Papa Montini indirizzò questo documento a tutti gli uomini di buona volontà, a tutti i responsabili della storia di oggi e di domani; a coloro che guidano la politica; a coloro che contribuiscono a creare su molti temi l’opinione pubblica, a quanti si occupano di orientamento sociale, di cultura, di scuola.

A tutti ribadiva in modo forte e coraggioso che la Pace è un dovere: “Affinché all’uomo sia garantito il diritto alla vita, alla libertà, all’eguaglianza, alla cultura, al godimento dei beni della civiltà, alla dignità personale e sociale, occorre la Pace, perché, dove la pace perde il suo equilibrio e la sua efficienza, i diritti dell’uomo diventano precari e compromessi; dove non vi è Pace il diritto perde il suo volto umano… dove si esercitano la discriminazione, lo schiavismo, l’intolleranza – non vi può essere vera Pace”.

Affermazioni forti che aiutano a capire quanto possa essere difficile resistere alla tentazione della guerra, quando ci troviamo davanti ad una sistematica umiliazione dei diritti umani. Sempre più necessaria appare allora la partecipazione delle donne nei processi di pace, in particolare nelle attività di peacemaking, peacekeeping e peacebuilding, per la realizzazione di una pace inclusiva e sostenibile, che cominci con la prevenzione della guerra e poi si sviluppi nelle attività di assistenza ai rifugiati, disarmo, smobilitazione e reinserimento, nel settore sicurezza, nella mediazione e nella negoziazione degli accordi di pace.
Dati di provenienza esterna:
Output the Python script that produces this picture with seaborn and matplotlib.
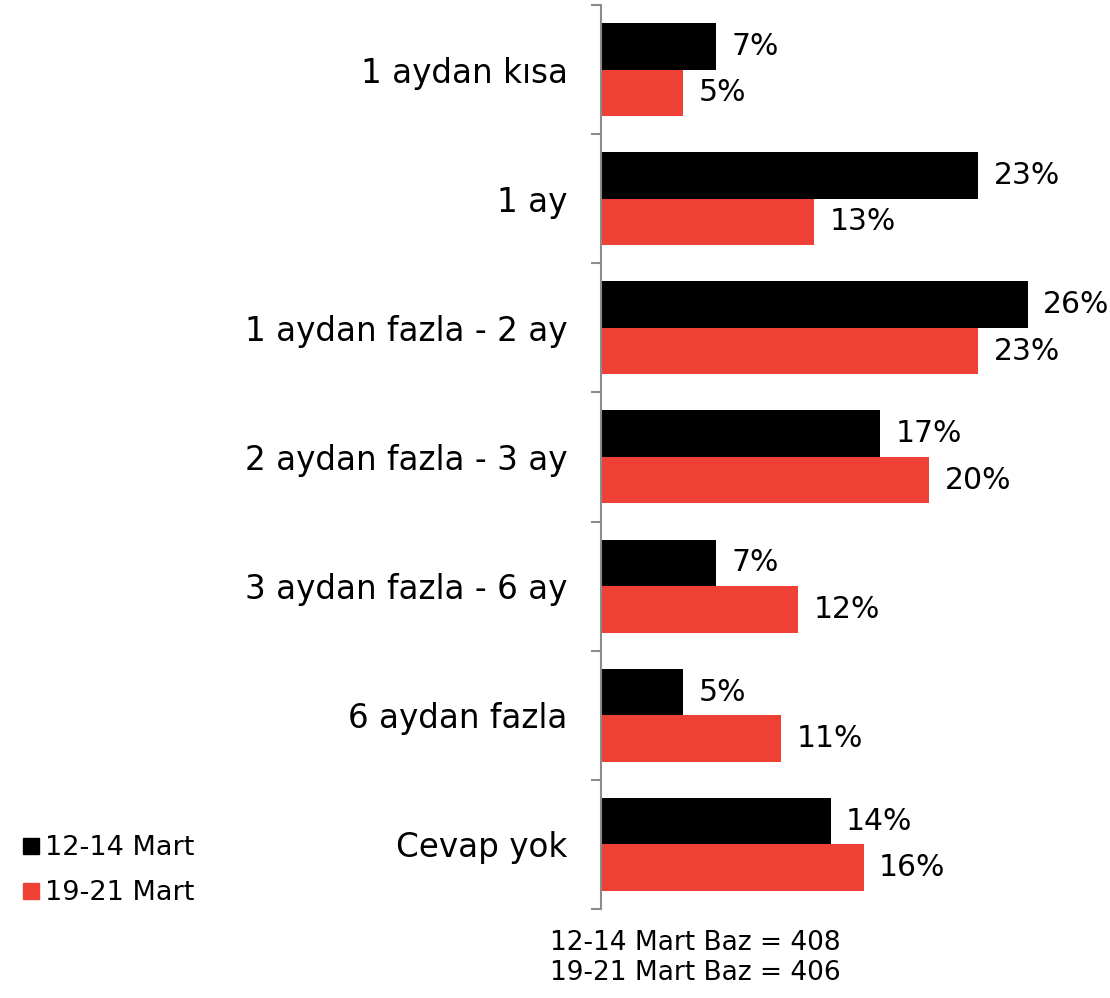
import pandas as pd
import numpy as np
import matplotlib
matplotlib.use("Agg")
import matplotlib.pyplot as plt
import seaborn as sns
from matplotlib.lines import Line2D

# Data
categories = ["1 aydan kısa", "1 ay", "1 aydan fazla - 2 ay", "2 aydan fazla - 3 ay",
              "3 aydan fazla - 6 ay", "6 aydan fazla", "Cevap yok"]
series_names = ["12-14 Mart", "19-21 Mart"]
mart_12_14 = [7, 23, 26, 17, 7, 5, 14]
mart_19_21 = [5, 13, 23, 20, 12, 11, 16]
footnote = ["12-14 Mart Baz = 408", "19-21 Mart Baz = 406"]

colors = ["#000000", "#EF4036"]

df = pd.DataFrame({
    "Kategori": categories * 2,
    "Dönem": [series_names[0]] * len(categories) + [series_names[1]] * len(categories),
    "Değer": mart_12_14 + mart_19_21,
})

sns.set_style("white")
plt.rcParams["font.family"] = ["DejaVu Sans"]
plt.rcParams["text.color"] = "black"

fig = plt.figure(figsize=(11.1, 9.98), dpi=100)
ax = fig.add_axes([0.5414, 0.0892, 0.4436, 0.9058])

sns.barplot(data=df, x="Değer", y="Kategori", hue="Dönem", order=categories,
            hue_order=series_names, palette=colors, width=0.72, gap=0,
            saturation=1, legend=False, linewidth=0, ax=ax)

ax.set_xlim(0, 30)
ax.set_ylim(len(categories) - 0.5, -0.5)

# Value labels
for cont in ax.containers:
    ax.bar_label(cont, labels=[f"{v:.0f}%" for v in cont.datavalues],
                 padding=11, fontsize=21.5, color="black")

# Axis styling
for s in ["top", "right", "bottom"]:
    ax.spines[s].set_visible(False)
ax.spines["left"].set_color("#8c8c8c")
ax.spines["left"].set_linewidth(1.5)
ax.set_xticks([])
ax.set_xlabel("")
ax.set_ylabel("")
ax.tick_params(axis="y", which="major", left=True, length=0, pad=24,
               labelsize=23.5, labelcolor="black")
ax.set_yticks(np.arange(-0.5, len(categories), 1), minor=True)
ax.tick_params(axis="y", which="minor", left=True, length=7, width=1.5,
               color="#8c8c8c", direction="out")

# Legend
handles = [Line2D([], [], marker="s", linestyle="none", markersize=11,
                  markerfacecolor=c, markeredgecolor=c) for c in colors]
fig.legend(handles, series_names, loc="lower left", bbox_to_anchor=(0.0, 0.073),
           frameon=False, fontsize=19.5, handletextpad=0.05, labelspacing=0.7,
           handlelength=0.9, borderpad=0.2)

# Footnote
fig.text(0.626, 0.055, footnote[0], ha="center", va="center", fontsize=19)
fig.text(0.626, 0.025, footnote[1], ha="center", va="center", fontsize=19)

fig.savefig("out.png", dpi=100)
Basta vedere le immagini che ogni giorno giungono da Kiev, da Gaza, e fino all’altro giorno da Tel Aviv o da Teheran per capire quanto sia potente l’azione di distruzione e quanto sia necessario prevenire ulteriori tragedie distruttive, infondendo una nuova e diversa sensibilità, in un clima di pace che curi, che sani, che ricostruisca e restituisca dignità ad ogni uomo e ad ogni donna, a cominciare dalla sua casa, andata in macerie.

E se c’è una cosa tipicamente femminile è proprio la cura della casa, della propria casa. E di donne in gamba, molto in gamba, vere leader, ce n’è ovunque; occorre solo scoprirle e valorizzarle, lasciando loro la possibilità di cambiare strategia, anche radicalmente se è necessario.